In the second fic, Jim negotiates some awesome thing with another species, and they reward him. They decide that the thing Jim needs most is a happy childhood, so they give him this potion and he reverts back to the last time he was truly happy (when he was living with his grandparents at age 3 or 4). This is not an unusual plot for Star Trek AOS. What was unusual about it was that the author made it so that he didn’t retain any of his adult memories and in the end, the crew was unable to bring adult Jim back. They decide it’s their job to give him a happy childhood–especially McCoy and Spock–so they go through the process of raising him.
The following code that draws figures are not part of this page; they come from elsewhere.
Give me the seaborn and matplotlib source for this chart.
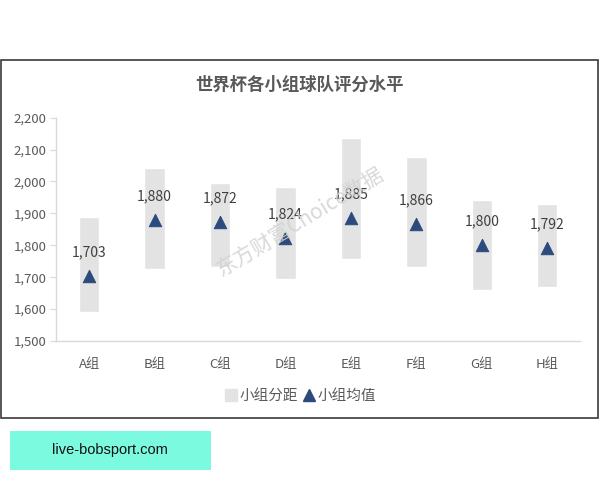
import matplotlib
matplotlib.use("Agg")
import matplotlib.pyplot as plt
import seaborn as sns
import pandas as pd
from matplotlib.lines import Line2D
from matplotlib.patches import Rectangle
from matplotlib.ticker import FuncFormatter

# 数据
groups = ["A组", "B组", "C组", "D组", "E组", "F组", "G组", "H组"]
low = [1592, 1725, 1731, 1694, 1756, 1733, 1660, 1670]
high = [1890, 2041, 1994, 1984, 2135, 2078, 1942, 1929]
mean = [1703, 1880, 1872, 1824, 1885, 1866, 1800, 1792]
yticks = [1500, 1600, 1700, 1800, 1900, 2000, 2100, 2200]

df = pd.DataFrame({"group": groups, "low": low, "high": high, "mean": mean})
df["pos"] = range(len(df))

sns.set_style("white")
plt.rcParams["font.family"] = ["Noto Sans CJK SC", "DejaVu Sans"]

bar_color = "#E3E3E3"
mark_color = "#2C4A7C"
txt_color = "#595959"

fig = plt.figure(figsize=(6, 4.8), dpi=100)
ax = fig.add_axes([0.094, 0.2896, 0.8727, 0.4652])

# 小组分距
ax.bar(df["pos"], df["high"] - df["low"], bottom=df["low"], width=0.31,
       color=bar_color, zorder=1)
# 小组均值
sns.scatterplot(data=df, x="pos", y="mean", marker="^", s=80, color=mark_color,
                edgecolor=mark_color, ax=ax, zorder=3, legend=False)

for p, v in zip(df["pos"], df["mean"]):
    ax.annotate(f"{v:,}", (p, v), xytext=(0, 17), textcoords="offset points",
                ha="center", va="center", fontsize=10, color="#404040")

ax.set_xlim(-0.5, len(groups) - 0.5)
ax.set_ylim(1500, 2200)
ax.set_yticks(yticks)
ax.yaxis.set_major_formatter(FuncFormatter(lambda v, _: f"{int(v):,}"))
ax.set_xticks(df["pos"])
ax.set_xticklabels(groups)
ax.set_xlabel("")
ax.set_ylabel("")
ax.tick_params(axis="y", left=True, length=4, color="#D9D9D9", labelsize=9.5,
               labelcolor=txt_color, pad=3)
ax.tick_params(axis="x", bottom=False, labelsize=9.5, labelcolor=txt_color, pad=9)
for s in ["top", "right"]:
    ax.spines[s].set_visible(False)
for s in ["left", "bottom"]:
    ax.spines[s].set_color("#D9D9D9")
    ax.spines[s].set_linewidth(1)

fig.text(0.5, 1 - 85 / 480, "世界杯各小组球队评分水平", ha="center", va="center",
         fontsize=12.5, fontweight="bold", color=txt_color)

# 水印
fig.text(300 / 600, 1 - 223 / 480, "东方财富Choice数据", ha="center", va="center",
         rotation=31, fontsize=15, color="#D2D2D2", alpha=0.85, zorder=5)

handles = [
    Line2D([], [], linestyle="none", marker="s", markersize=8, color=bar_color),
    Line2D([], [], linestyle="none", marker="^", markersize=9, color=mark_color),
]
fig.legend(handles, ["小组分距", "小组均值"], loc="center",
           bbox_to_anchor=(0.5, 1 - 396 / 480), ncol=2, frameon=False,
           fontsize=10.5, labelcolor=txt_color, handletextpad=0.1,
           columnspacing=0.2, handlelength=1.0)

# 图表外框
fig.add_artist(Rectangle((1 / 600, 1 - 418 / 480), 597 / 600, 358 / 480,
                         transform=fig.transFigure, fill=False,
                         edgecolor="#3A3A3A", linewidth=1.2))

# 底部标签
fig.add_artist(Rectangle((10 / 600, 1 - 470 / 480), 201 / 600, 39 / 480,
                         transform=fig.transFigure, facecolor="#7CFADF",
                         edgecolor="none"))
fig.text(110 / 600, 1 - 450 / 480, "live-bobsport.com", ha="center", va="center",
         fontsize=10.5, color="#111111", family=["Liberation Sans", "DejaVu Sans"])

fig.savefig("out.png", dpi=100, facecolor="white")
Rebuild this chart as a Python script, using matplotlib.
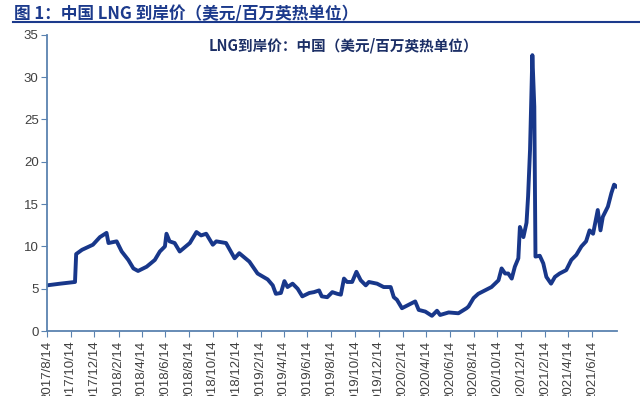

It was an unfinished fic, so I don’t know exactly where the author was taking it, but what really struck me was the author’s note about how he/she had had a happy childhood and was appalled at Jim’s childhood so he/she was going to give him a happy childhood.

The author KILLED Jim Kirk! I mean, the essence of who he is in AOS is defined by the experiences he’s had. Yes, if you wipe his memories, he’s still alive, but so much of what he’s passionate about is a direct result of his screwed up childhood. For instance, would he be so against “no-win scenarios” if he hadn’t had his father die in one (and/or gone through Tarsus, depending on your AOS character philosophy)? A huge part of what makes him a good captain is all those crappy experiences that shaped his life.

John Eldridge talks about how Satan’s flaming arrows are lies that we get told over and over in our lives. A recurrent theme in my life is the idea that I wreck the lives of everyone who gets close to me. Crazily enough, I’ve been told that by a few different people. And for a long time it was just part of my identity. I used to see myself as so broken that it was like I was made of broken glass and whenever someone got close to me, they’d get sliced open.

However, that analogy only works if everyone else around you is made of flesh instead of broken glass. The reality is that we’re all like rocks in a tumbler, getting our rough edges smoothed off by each other–or like iron sharpening iron. We’re both stretching others and being stretched. So yes, I know I’ve hurt people in my life–who hasn’t?–but that doesn’t mean I should stop getting close to other people or see myself as having more destructive ability than any other human being. We all hurt the people in our lives. It’s part of being broken humans. But all those rough edges we’ve got are less like knives waiting to slice each other open and more like tools that God can use to shape the world and the people around us.

After all, if we let them, it’s the difficult things in our lives that shape us and give us a destiny.